Exercise directions:
Return all of the data exactly as written, without the pictures.
##### Material
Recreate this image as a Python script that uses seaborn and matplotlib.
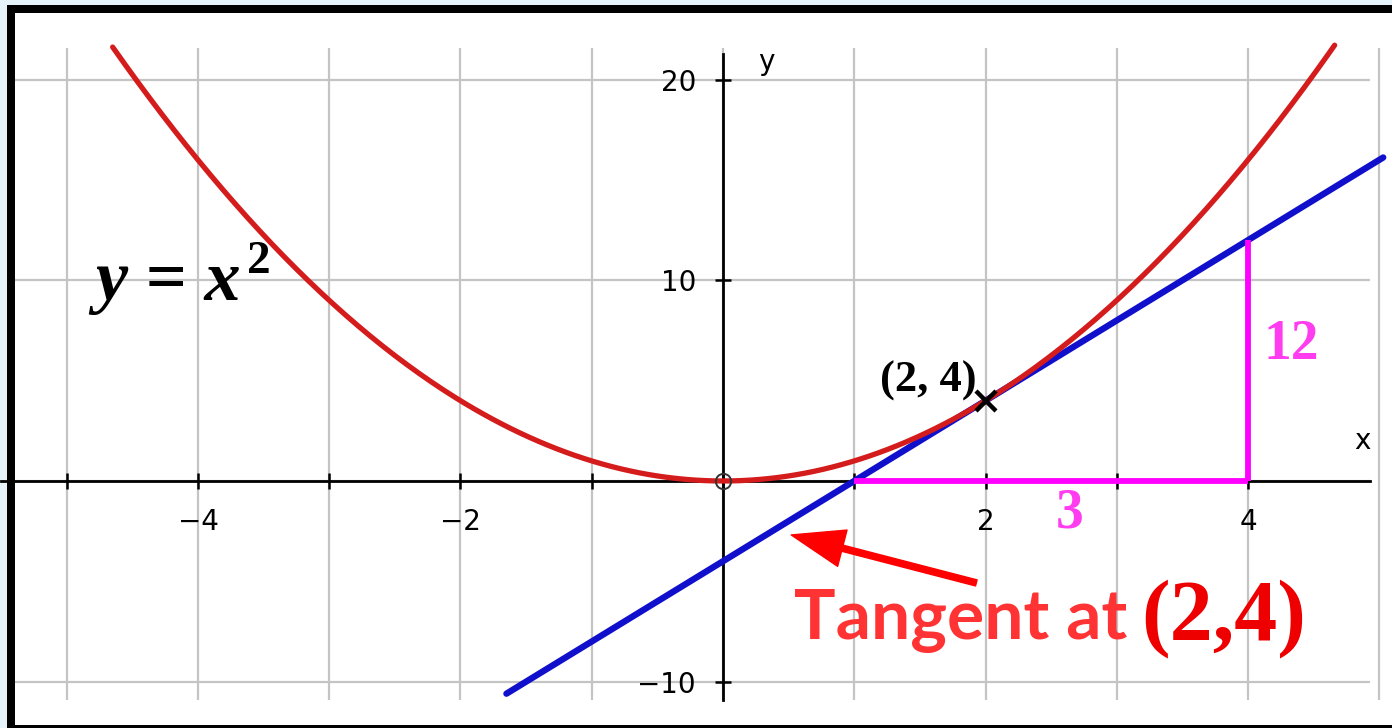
import numpy as np
import pandas as pd
import matplotlib
matplotlib.use("Agg")
import matplotlib.pyplot as plt
from matplotlib.patches import Rectangle
import seaborn as sns

# y = x^2 and its tangent at (2, 4); the tangent's gradient is rise / run
curve_x_range = [-4.65, 4.66]
tangent_point = (2, 4)
run_length = 3
rise_length = 12
tangent_x_range = [-1.65, 5.03]

x_tick_vals = [-4, -2, 2, 4]
y_tick_vals = [-10, 10, 20]
x_grid_vals = [-5, -4, -3, -2, -1, 0, 1, 2, 3, 4, 5]
y_grid_vals = [-10, 0, 10, 20]

sns.set_theme(style="white")
plt.rcParams["font.family"] = ["DejaVu Sans"]


def tick_text(v):
    return f"{v}".replace("-", "\u2212")


W, H = 1392, 728
fig = plt.figure(figsize=(W / 100, H / 100), dpi=100, facecolor="#e6f3fa")
# black frame behind the plotting area
fig.add_artist(Rectangle((7 / W, 0), 1 - 7 / W, 1 - 5 / H, transform=fig.transFigure,
                         facecolor="black", edgecolor="none", zorder=0))
ax = fig.add_axes([15 / W, 3 / H, (W - 15) / W, 712 / H])
ax.set_zorder(1)
ax.set_facecolor("white")
ax.set_xlim(-5.394, 5.097)
ax.set_ylim(-12.16, 23.32)

# light grid
ax.vlines(x_grid_vals, -10.9, 21.57, color="#c4c4c4", linewidth=1.6, zorder=0.5)
ax.hlines(y_grid_vals, -5.5, 4.93, color="#c4c4c4", linewidth=1.6, zorder=0.5)

# axes through the origin
for s in ["top", "right"]:
    ax.spines[s].set_visible(False)
ax.spines["left"].set_position(("data", 0))
ax.spines["bottom"].set_position(("data", 0))
ax.spines["left"].set_bounds(-10.9, 21.3)
ax.spines["bottom"].set_bounds(-5.5, 4.93)
for s in ["left", "bottom"]:
    ax.spines[s].set_color("black")
    ax.spines[s].set_linewidth(2.0)
    ax.spines[s].set_zorder(1)

ax.set_xticks(x_grid_vals[:-1], minor=True)
ax.set_xticks(x_tick_vals)
ax.set_xticklabels([tick_text(v) for v in x_tick_vals])
ax.set_yticks(y_tick_vals)
ax.set_yticklabels([tick_text(v) for v in y_tick_vals])
ax.tick_params(axis="both", which="both", direction="inout", length=11, width=1.8,
               color="black", labelcolor="black", labelsize=20,
               bottom=True, left=True, top=False, right=False)
ax.tick_params(axis="x", which="major", pad=14)
ax.tick_params(axis="y", which="major", pad=14)
ax.text(0.27, 20.9, "y", fontsize=20, color="black", ha="left", va="center")
ax.text(4.87, 2.0, "x", fontsize=20, color="black", ha="center", va="center")

# curves
px, py = tangent_point
slope = rise_length / run_length
curve_x = np.linspace(curve_x_range[0], curve_x_range[1], 400)
curve_df = pd.DataFrame({"x": curve_x, "y": curve_x ** 2})
tan_x = np.array(tangent_x_range)
tan_df = pd.DataFrame({"x": tan_x, "y": py + slope * (tan_x - px)})

sns.lineplot(data=tan_df, x="x", y="y", ax=ax, color="#1010cc", linewidth=4.6, zorder=3)
sns.lineplot(data=curve_df, x="x", y="y", ax=ax, color="#d41c1c", linewidth=3.8, zorder=3.5)
ax.set_xlabel("")
ax.set_ylabel("")

# gradient triangle
x_cross = px - py / slope
x_end = x_cross + run_length
ax.plot([x_cross, x_end], [0, 0], color="#ff00ff", linewidth=4.2, zorder=4, solid_capstyle="butt")
ax.plot([x_end, x_end], [0, py + slope * (x_end - px)], color="#ff00ff", linewidth=4.2,
        zorder=4, solid_capstyle="butt")
ax.text((x_cross + x_end) / 2 + 0.14, -1.6, f"{run_length}", color="#ff3cf0", fontsize=40,
        fontweight="bold", family="Liberation Serif", ha="center", va="center")
ax.text(x_end + 0.12, 6.8, f"{rise_length}", color="#ff3cf0", fontsize=40,
        fontweight="bold", family="Liberation Serif", ha="left", va="center")

# points
ax.plot([px], [py], marker="x", markersize=15, markeredgewidth=3.2, color="black", zorder=6)
ax.plot([0], [0], marker="o", markersize=11, markerfacecolor="none",
        markeredgecolor="#333333", markeredgewidth=1.4, zorder=6)
ax.text(px - 0.07, py + 0.45, f"({px}, {py})", fontsize=32, fontweight="bold",
        family="Liberation Serif", color="black", ha="right", va="baseline")

# equation label
eq = ax.text(-4.78, 9.0, "y = x", fontsize=52, fontweight="bold", fontstyle="italic",
             family="Liberation Serif", color="black", ha="left", va="baseline")
ax.annotate("2", xy=(1.0, 1.0), xycoords=eq, xytext=(4, 7), textcoords="offset points",
            fontsize=34, fontweight="bold", family="Liberation Serif", color="black",
            ha="left", va="top")

# tangent annotation
ax.annotate("", xy=(0.52, -2.69), xytext=(1.93, -5.08),
            arrowprops=dict(color="#ff0000", width=4.5, headwidth=27, headlength=38, shrink=0),
            zorder=6)
ax.text(0.54, -7.85, "Tangent at", fontsize=50, fontweight="bold", family="Lato",
        color="#ff3333", ha="left", va="baseline")
ax.text(3.19, -7.9, f"({px},{py})", fontsize=62, fontweight="bold", family="Liberation Serif",
        color="#ee0000", ha="left", va="baseline")

fig.savefig("out.png", dpi=100, facecolor=fig.get_facecolor())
##########
Task output:
Recreate this image as a Python script that uses seaborn and matplotlib.
import numpy as np
import pandas as pd
import matplotlib
matplotlib.use("Agg")
import matplotlib.pyplot as plt
from matplotlib.patches import Rectangle
import seaborn as sns

# y = x^2 and its tangent at (2, 4); the tangent's gradient is rise / run
curve_x_range = [-4.65, 4.66]
tangent_point = (2, 4)
run_length = 3
rise_length = 12
tangent_x_range = [-1.65, 5.03]

x_tick_vals = [-4, -2, 2, 4]
y_tick_vals = [-10, 10, 20]
x_grid_vals = [-5, -4, -3, -2, -1, 0, 1, 2, 3, 4, 5]
y_grid_vals = [-10, 0, 10, 20]

sns.set_theme(style="white")
plt.rcParams["font.family"] = ["DejaVu Sans"]


def tick_text(v):
    return f"{v}".replace("-", "\u2212")


W, H = 1392, 728
fig = plt.figure(figsize=(W / 100, H / 100), dpi=100, facecolor="#e6f3fa")
# black frame behind the plotting area
fig.add_artist(Rectangle((7 / W, 0), 1 - 7 / W, 1 - 5 / H, transform=fig.transFigure,
                         facecolor="black", edgecolor="none", zorder=0))
ax = fig.add_axes([15 / W, 3 / H, (W - 15) / W, 712 / H])
ax.set_zorder(1)
ax.set_facecolor("white")
ax.set_xlim(-5.394, 5.097)
ax.set_ylim(-12.16, 23.32)

# light grid
ax.vlines(x_grid_vals, -10.9, 21.57, color="#c4c4c4", linewidth=1.6, zorder=0.5)
ax.hlines(y_grid_vals, -5.5, 4.93, color="#c4c4c4", linewidth=1.6, zorder=0.5)

# axes through the origin
for s in ["top", "right"]:
    ax.spines[s].set_visible(False)
ax.spines["left"].set_position(("data", 0))
ax.spines["bottom"].set_position(("data", 0))
ax.spines["left"].set_bounds(-10.9, 21.3)
ax.spines["bottom"].set_bounds(-5.5, 4.93)
for s in ["left", "bottom"]:
    ax.spines[s].set_color("black")
    ax.spines[s].set_linewidth(2.0)
    ax.spines[s].set_zorder(1)

ax.set_xticks(x_grid_vals[:-1], minor=True)
ax.set_xticks(x_tick_vals)
ax.set_xticklabels([tick_text(v) for v in x_tick_vals])
ax.set_yticks(y_tick_vals)
ax.set_yticklabels([tick_text(v) for v in y_tick_vals])
ax.tick_params(axis="both", which="both", direction="inout", length=11, width=1.8,
               color="black", labelcolor="black", labelsize=20,
               bottom=True, left=True, top=False, right=False)
ax.tick_params(axis="x", which="major", pad=14)
ax.tick_params(axis="y", which="major", pad=14)
ax.text(0.27, 20.9, "y", fontsize=20, color="black", ha="left", va="center")
ax.text(4.87, 2.0, "x", fontsize=20, color="black", ha="center", va="center")

# curves
px, py = tangent_point
slope = rise_length / run_length
curve_x = np.linspace(curve_x_range[0], curve_x_range[1], 400)
curve_df = pd.DataFrame({"x": curve_x, "y": curve_x ** 2})
tan_x = np.array(tangent_x_range)
tan_df = pd.DataFrame({"x": tan_x, "y": py + slope * (tan_x - px)})

sns.lineplot(data=tan_df, x="x", y="y", ax=ax, color="#1010cc", linewidth=4.6, zorder=3)
sns.lineplot(data=curve_df, x="x", y="y", ax=ax, color="#d41c1c", linewidth=3.8, zorder=3.5)
ax.set_xlabel("")
ax.set_ylabel("")

# gradient triangle
x_cross = px - py / slope
x_end = x_cross + run_length
ax.plot([x_cross, x_end], [0, 0], color="#ff00ff", linewidth=4.2, zorder=4, solid_capstyle="butt")
ax.plot([x_end, x_end], [0, py + slope * (x_end - px)], color="#ff00ff", linewidth=4.2,
        zorder=4, solid_capstyle="butt")
ax.text((x_cross + x_end) / 2 + 0.14, -1.6, f"{run_length}", color="#ff3cf0", fontsize=40,
        fontweight="bold", family="Liberation Serif", ha="center", va="center")
ax.text(x_end + 0.12, 6.8, f"{rise_length}", color="#ff3cf0", fontsize=40,
        fontweight="bold", family="Liberation Serif", ha="left", va="center")

# points
ax.plot([px], [py], marker="x", markersize=15, markeredgewidth=3.2, color="black", zorder=6)
ax.plot([0], [0], marker="o", markersize=11, markerfacecolor="none",
        markeredgecolor="#333333", markeredgewidth=1.4, zorder=6)
ax.text(px - 0.07, py + 0.45, f"({px}, {py})", fontsize=32, fontweight="bold",
        family="Liberation Serif", color="black", ha="right", va="baseline")

# equation label
eq = ax.text(-4.78, 9.0, "y = x", fontsize=52, fontweight="bold", fontstyle="italic",
             family="Liberation Serif", color="black", ha="left", va="baseline")
ax.annotate("2", xy=(1.0, 1.0), xycoords=eq, xytext=(4, 7), textcoords="offset points",
            fontsize=34, fontweight="bold", family="Liberation Serif", color="black",
            ha="left", va="top")

# tangent annotation
ax.annotate("", xy=(0.52, -2.69), xytext=(1.93, -5.08),
            arrowprops=dict(color="#ff0000", width=4.5, headwidth=27, headlength=38, shrink=0),
            zorder=6)
ax.text(0.54, -7.85, "Tangent at", fontsize=50, fontweight="bold", family="Lato",
        color="#ff3333", ha="left", va="baseline")
ax.text(3.19, -7.9, f"({px},{py})", fontsize=62, fontweight="bold", family="Liberation Serif",
        color="#ee0000", ha="left", va="baseline")

fig.savefig("out.png", dpi=100, facecolor=fig.get_facecolor())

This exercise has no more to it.